Truth usually outs, in time. But we don't have time, not with global warming. We have to slow carbon and methane emissions, now -- the window is closing, and soon we will be seeing irreversible and extraordinarily dangerous consequences of temperatures that are higher than they have ever been in human history.

After the screening, director Robert Kenner told the stunned audience that one of the most able disinformation campaigners bragged to him about just how good he was: "I could stand a garbage man next to climate scientist Jim Hansen in front of a camera -- and make the American public believe the garbage man on the science."

South Carolina Republican Bob Inglis has the final word. He lost a political race when he dared to say that climate change was real, and we had to do something about it. He tells us why he took a moral position to stop denying the science.
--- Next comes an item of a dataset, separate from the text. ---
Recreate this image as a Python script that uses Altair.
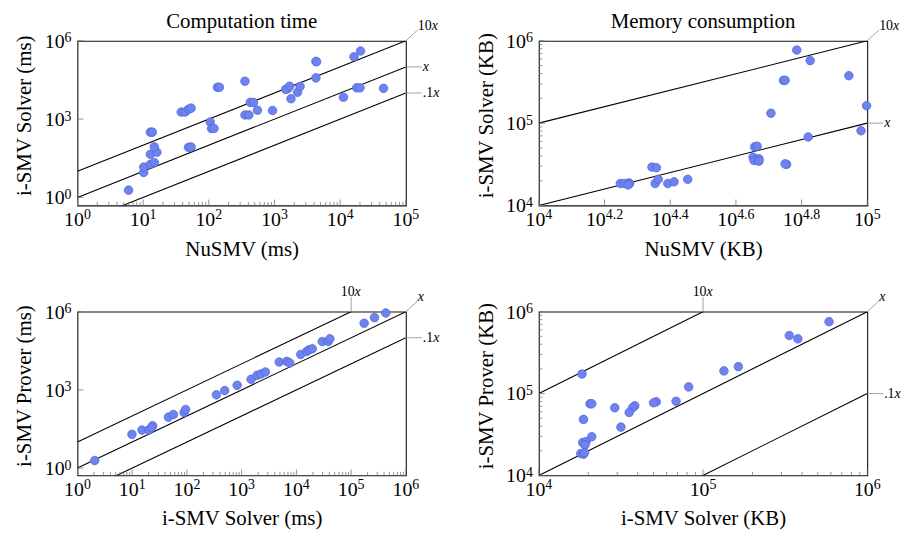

It is all about his children, and grandchildren. About doing the right thing.

As the credits rolled by, I noticed that this moving, powerful film was produced in part with the generosity of Omidyar Networks -- as in Pierre Omidyar, the brilliant creator and chairman of eBay.

But eBay is a member ALEC, an organization that is playing a huge role in the very disinformation campaign this movie exposes. How is this morally defensible? eBay is lending them its halo of respectability, betraying its own core values. It is time for eBay to withdraw from denier machine ALEC.

Fair is fair, though: a huge thank you to Pierre Omidyar -- and everyone else involved -- for bringing to the screen the story of the most immoral, dangerous and effective PR campaign ever foisted on the American people.

Put Merchants of Doubt on your must-see list!